A search and rescue team member at a remote National Science Foundation outpost in Antarctica made his initial appearance in federal court Thursday after he was arrested for allegedly assaulting a female co-worker.
McMurdo Station, one of three U.S. outposts in Antarctica, is the logistics hub of the U.S. Antarctic Program. Scientific research is performed at and near McMurdo Station in aeronomy, astrophysics and geospace sciences, biology and ecosystems, geology and geophysics, glaciology, geomorphology, ice cores and ocean and climate systems, according to NSF’s website.
Located at 77 degrees 51 minutes S, 166 degrees 40 minutes E, the facility where the assault allegedly occurred was built in 1955 on the bare volcanic rock of Hut Point Peninsula on Ross Island, the solid ground farthest south that is accessible by ship, according to the National Science Foundation.
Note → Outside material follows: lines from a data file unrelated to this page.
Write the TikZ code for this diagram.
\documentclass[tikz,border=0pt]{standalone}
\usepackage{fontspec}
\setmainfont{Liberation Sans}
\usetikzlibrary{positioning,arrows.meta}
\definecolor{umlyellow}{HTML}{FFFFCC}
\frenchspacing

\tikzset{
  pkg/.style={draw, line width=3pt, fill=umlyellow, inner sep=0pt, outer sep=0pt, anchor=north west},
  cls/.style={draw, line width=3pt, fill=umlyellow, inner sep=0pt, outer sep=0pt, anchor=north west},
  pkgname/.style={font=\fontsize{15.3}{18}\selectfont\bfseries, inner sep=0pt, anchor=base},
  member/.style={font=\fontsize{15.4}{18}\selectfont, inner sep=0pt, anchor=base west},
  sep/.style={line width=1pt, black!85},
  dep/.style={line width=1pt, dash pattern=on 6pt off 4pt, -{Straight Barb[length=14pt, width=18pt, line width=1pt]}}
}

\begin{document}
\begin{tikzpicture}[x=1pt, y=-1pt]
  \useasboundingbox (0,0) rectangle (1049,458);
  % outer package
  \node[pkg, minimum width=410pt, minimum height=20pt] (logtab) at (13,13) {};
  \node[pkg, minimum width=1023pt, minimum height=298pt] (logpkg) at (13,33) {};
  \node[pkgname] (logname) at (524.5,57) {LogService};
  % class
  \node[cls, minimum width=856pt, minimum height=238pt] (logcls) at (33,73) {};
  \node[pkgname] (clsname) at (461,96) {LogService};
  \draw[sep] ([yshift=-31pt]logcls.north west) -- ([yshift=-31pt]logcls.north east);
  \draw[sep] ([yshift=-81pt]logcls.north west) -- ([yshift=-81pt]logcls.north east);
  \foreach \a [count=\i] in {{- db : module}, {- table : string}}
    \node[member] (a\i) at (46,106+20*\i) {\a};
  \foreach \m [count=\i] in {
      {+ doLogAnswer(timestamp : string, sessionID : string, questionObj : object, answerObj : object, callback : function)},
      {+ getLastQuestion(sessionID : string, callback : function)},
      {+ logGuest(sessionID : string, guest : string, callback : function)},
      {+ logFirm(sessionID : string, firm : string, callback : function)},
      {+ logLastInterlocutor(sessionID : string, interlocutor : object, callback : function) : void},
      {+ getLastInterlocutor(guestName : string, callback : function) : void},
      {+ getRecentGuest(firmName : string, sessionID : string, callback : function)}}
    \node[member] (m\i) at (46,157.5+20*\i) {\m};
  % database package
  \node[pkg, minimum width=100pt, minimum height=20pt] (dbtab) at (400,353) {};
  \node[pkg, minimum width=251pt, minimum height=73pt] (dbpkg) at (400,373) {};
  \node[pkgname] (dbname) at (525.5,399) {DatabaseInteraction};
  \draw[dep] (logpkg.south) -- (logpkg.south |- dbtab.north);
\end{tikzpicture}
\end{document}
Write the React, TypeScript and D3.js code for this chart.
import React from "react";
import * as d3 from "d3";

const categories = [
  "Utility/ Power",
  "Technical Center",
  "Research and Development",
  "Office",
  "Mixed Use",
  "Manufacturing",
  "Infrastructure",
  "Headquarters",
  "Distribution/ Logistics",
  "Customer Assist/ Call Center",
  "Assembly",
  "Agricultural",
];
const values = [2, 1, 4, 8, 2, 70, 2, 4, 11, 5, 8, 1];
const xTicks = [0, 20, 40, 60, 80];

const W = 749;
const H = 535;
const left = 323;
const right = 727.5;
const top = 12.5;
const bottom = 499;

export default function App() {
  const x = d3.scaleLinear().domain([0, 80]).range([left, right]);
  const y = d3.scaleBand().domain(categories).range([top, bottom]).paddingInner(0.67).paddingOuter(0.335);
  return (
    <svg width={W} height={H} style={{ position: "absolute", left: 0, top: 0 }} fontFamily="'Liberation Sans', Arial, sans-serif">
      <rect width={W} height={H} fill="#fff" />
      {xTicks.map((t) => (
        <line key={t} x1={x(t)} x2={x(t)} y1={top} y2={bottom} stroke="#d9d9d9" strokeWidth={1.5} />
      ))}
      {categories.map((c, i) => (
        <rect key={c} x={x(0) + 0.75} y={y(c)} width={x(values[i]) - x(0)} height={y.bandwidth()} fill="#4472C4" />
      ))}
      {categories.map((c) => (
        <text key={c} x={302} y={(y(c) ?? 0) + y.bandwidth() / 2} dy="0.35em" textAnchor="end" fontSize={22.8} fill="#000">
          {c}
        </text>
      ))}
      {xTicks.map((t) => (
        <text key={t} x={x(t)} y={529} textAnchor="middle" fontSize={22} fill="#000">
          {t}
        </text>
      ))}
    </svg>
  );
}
Stephen Tyler Bieneman, 38, was charged with one count of assault within maritime and territorial jurisdiction in connection with a Nov. 25 incident at McMurdo Station in Antarctica, according to a federal criminal complaint filed Dec. 12.
He made his initial appearance Thursday before U.S. Magistrate Judge Wes Reber Porter in Honolulu because it is the “first district in the United States” to which Bieneman was brought from Antarctica, via New Zealand, and will have venue over the case, according to federal court documents.
Bieneman’s preliminary hearing is scheduled for 1:30 p.m. Jan. 12 before U.S. Magistrate Judge Kenneth J. Mansfield. His attorney, Assistant Federal Public Defender Sharron Rancourt, declined comment. Assistant U.S. Attorney Mohammad Khatib, who is prosecuting the case for the government, through a spokesperson declined comment.
Bieneman was released on a $25,000 unsecured bond.
According to an affidavit by Deputy U.S. Marshal Marc E. Tunstall, who has been posted at McMurdo since September as an officer responsible for upholding federal laws for U.S. citizens working in Antarctica as NSF employees or contractors, the NSF Antarctica Area manager contacted him Nov. 29 to inform him that an assault occurred on the night of Nov. 25.
A doctor in the medical clinic told the NSF manager that the woman who was assaulted and treated did not want to disclose her name or the name of her alleged assailant, according to a federal criminal complaint.
That same day, Tunstall received a call from the doctor informing him that the victim would like to talk to him and the Sexual Assault Harassment Prevention Response advocate assigned to McMurdo Station.
She allegedly told Tunstall that on the night of Nov. 24, she had played a “practical joke” on Bieneman in the lounge of a dormitory.
She told Tunstall that while both were sitting on a sofa next to one another, she took the name tag off Bieneman’s jacket and said “that he couldn’t have it back,” according to the complaint.
She then stated that she stood up right after Bieneman did, and they moved behind the sofa and he allegedly “put her on her back, placed his left shin over her throat, and began going through her coverall pocket.”
She told Tunstall that she couldn’t breathe and tried to tap out with one hand while making a choking symbol with the other.
After about a minute of being pinned to the ground by her neck, she said Bieneman found his name tag in her pocket and then removed his shin from her throat.
She told Tunstall her pain level was an 8 on a scale of 1 to 10, and that after Bieneman removed his shin from her neck, “someone she didn’t recognize was standing over her asking if she needed help,” according to the complaint.
She asked the man to get one of the nurses. A few minutes later the nurse took the victim back to her room and then the medical clinic for treatment.
The nurse told Tunstall that he asked the victim whether she wanted him to call 911, and she said no.
A fellow SAR member interviewed by Tunstall allegedly said that he saw the two joking around and then “began wrestling out of his view.”
Following about a minute of silence, the man told Tunstall that he remembered Bieneman “standing up over where he believed (the victim) was lying on the floor and Mr. Bieneman saying ‘I’m sorry I didn’t mean to hurt you,’” according to the complaint.